- **Work instructions**
Each line that holds the word "React" is to be identified and copied.
════════
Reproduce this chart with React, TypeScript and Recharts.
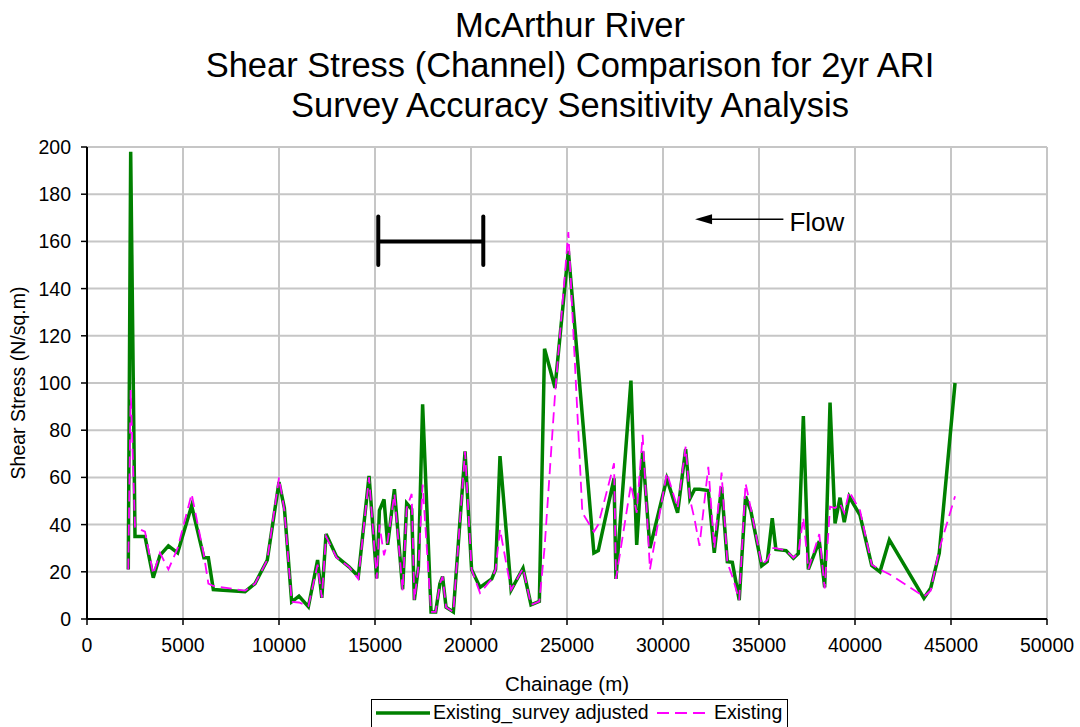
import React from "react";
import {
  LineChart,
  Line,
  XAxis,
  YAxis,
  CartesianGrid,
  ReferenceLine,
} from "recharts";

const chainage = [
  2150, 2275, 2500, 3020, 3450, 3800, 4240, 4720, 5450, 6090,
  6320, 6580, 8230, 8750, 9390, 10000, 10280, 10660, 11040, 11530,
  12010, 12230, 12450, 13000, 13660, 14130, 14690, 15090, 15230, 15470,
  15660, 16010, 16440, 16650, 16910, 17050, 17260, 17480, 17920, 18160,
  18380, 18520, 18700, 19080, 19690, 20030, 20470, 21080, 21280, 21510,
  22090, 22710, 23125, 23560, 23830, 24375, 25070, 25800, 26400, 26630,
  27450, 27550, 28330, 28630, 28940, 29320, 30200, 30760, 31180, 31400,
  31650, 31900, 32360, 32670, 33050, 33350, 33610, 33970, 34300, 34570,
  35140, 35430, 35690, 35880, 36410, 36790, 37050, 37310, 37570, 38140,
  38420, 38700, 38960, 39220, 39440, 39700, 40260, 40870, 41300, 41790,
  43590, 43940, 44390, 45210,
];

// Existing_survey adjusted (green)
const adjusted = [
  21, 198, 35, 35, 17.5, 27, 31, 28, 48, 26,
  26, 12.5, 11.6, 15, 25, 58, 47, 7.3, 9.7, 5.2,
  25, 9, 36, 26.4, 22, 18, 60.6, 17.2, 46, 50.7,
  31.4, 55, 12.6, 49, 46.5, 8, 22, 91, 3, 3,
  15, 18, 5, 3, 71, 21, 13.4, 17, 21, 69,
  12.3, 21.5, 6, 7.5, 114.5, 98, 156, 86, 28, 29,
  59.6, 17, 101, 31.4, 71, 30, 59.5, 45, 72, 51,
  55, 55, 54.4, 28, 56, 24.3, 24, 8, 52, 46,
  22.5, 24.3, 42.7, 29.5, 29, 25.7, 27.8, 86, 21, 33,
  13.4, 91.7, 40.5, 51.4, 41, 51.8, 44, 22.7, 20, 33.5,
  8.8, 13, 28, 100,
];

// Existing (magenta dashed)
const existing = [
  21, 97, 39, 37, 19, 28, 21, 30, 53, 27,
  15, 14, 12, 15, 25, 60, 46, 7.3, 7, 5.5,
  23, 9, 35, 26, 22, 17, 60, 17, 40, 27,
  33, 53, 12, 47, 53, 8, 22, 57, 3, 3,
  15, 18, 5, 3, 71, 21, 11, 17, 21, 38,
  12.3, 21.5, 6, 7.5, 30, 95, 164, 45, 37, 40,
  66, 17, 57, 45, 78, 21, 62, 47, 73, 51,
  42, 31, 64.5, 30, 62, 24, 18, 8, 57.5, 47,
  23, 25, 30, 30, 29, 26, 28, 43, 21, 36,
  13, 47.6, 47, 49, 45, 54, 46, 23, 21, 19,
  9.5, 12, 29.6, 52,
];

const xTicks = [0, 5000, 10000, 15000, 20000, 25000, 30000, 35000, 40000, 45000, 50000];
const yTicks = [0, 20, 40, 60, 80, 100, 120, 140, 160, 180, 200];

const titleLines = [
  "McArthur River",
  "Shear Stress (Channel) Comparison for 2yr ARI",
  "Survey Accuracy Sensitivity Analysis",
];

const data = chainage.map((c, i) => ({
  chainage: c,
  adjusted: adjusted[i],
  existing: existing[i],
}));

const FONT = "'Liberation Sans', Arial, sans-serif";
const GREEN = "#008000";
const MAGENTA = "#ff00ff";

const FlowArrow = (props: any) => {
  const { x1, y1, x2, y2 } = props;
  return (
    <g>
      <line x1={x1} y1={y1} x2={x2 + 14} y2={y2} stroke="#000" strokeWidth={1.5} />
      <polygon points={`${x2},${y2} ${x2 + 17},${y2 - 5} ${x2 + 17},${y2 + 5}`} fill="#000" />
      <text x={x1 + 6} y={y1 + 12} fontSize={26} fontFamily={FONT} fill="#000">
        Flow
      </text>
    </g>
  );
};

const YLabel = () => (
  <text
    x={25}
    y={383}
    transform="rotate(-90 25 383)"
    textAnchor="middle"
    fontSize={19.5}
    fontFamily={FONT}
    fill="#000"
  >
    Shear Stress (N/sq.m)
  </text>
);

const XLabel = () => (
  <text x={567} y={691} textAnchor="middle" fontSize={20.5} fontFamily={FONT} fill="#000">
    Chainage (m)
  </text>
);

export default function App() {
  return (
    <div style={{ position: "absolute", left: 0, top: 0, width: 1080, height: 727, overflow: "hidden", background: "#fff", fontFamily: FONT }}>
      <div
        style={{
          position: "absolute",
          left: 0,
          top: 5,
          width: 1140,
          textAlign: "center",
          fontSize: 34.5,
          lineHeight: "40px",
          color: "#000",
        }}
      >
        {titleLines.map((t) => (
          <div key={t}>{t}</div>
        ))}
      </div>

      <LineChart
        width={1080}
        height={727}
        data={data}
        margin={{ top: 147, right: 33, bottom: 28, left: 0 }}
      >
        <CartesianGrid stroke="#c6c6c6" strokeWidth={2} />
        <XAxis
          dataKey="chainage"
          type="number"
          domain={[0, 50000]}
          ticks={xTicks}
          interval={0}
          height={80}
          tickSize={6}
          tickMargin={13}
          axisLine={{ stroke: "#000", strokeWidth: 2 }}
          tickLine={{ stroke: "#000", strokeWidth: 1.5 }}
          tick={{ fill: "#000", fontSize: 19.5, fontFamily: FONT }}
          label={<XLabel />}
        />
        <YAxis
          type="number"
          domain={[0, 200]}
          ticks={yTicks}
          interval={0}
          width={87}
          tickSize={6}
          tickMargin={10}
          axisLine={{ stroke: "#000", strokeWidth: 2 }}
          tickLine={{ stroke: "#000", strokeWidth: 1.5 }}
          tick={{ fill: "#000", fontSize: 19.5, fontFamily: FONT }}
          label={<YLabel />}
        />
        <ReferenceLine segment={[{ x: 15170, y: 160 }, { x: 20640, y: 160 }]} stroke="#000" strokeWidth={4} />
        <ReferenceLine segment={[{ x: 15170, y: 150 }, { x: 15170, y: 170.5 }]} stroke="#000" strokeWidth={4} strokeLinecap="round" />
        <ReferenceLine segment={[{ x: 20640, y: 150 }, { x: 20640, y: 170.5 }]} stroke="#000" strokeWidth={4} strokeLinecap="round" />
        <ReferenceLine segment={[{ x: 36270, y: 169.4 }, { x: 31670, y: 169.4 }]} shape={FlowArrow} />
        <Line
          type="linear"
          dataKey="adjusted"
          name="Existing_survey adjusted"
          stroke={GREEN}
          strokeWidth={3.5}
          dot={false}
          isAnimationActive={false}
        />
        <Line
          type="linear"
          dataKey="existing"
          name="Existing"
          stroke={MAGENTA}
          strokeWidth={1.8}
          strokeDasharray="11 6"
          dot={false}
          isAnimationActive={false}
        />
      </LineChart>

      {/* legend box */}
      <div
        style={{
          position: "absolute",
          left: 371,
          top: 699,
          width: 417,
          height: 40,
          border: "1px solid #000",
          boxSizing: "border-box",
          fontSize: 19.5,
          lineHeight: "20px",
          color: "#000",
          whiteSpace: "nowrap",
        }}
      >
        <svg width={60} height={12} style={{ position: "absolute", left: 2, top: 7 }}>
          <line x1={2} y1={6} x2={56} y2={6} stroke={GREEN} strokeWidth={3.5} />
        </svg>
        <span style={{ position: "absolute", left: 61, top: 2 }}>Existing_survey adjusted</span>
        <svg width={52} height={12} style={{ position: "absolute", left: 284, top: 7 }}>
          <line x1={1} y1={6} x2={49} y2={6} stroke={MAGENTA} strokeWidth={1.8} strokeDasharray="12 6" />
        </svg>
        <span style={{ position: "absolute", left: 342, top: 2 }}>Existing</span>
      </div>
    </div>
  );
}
════════
- **Expected output**
Reproduce this chart with React, TypeScript and Recharts.
import React from "react";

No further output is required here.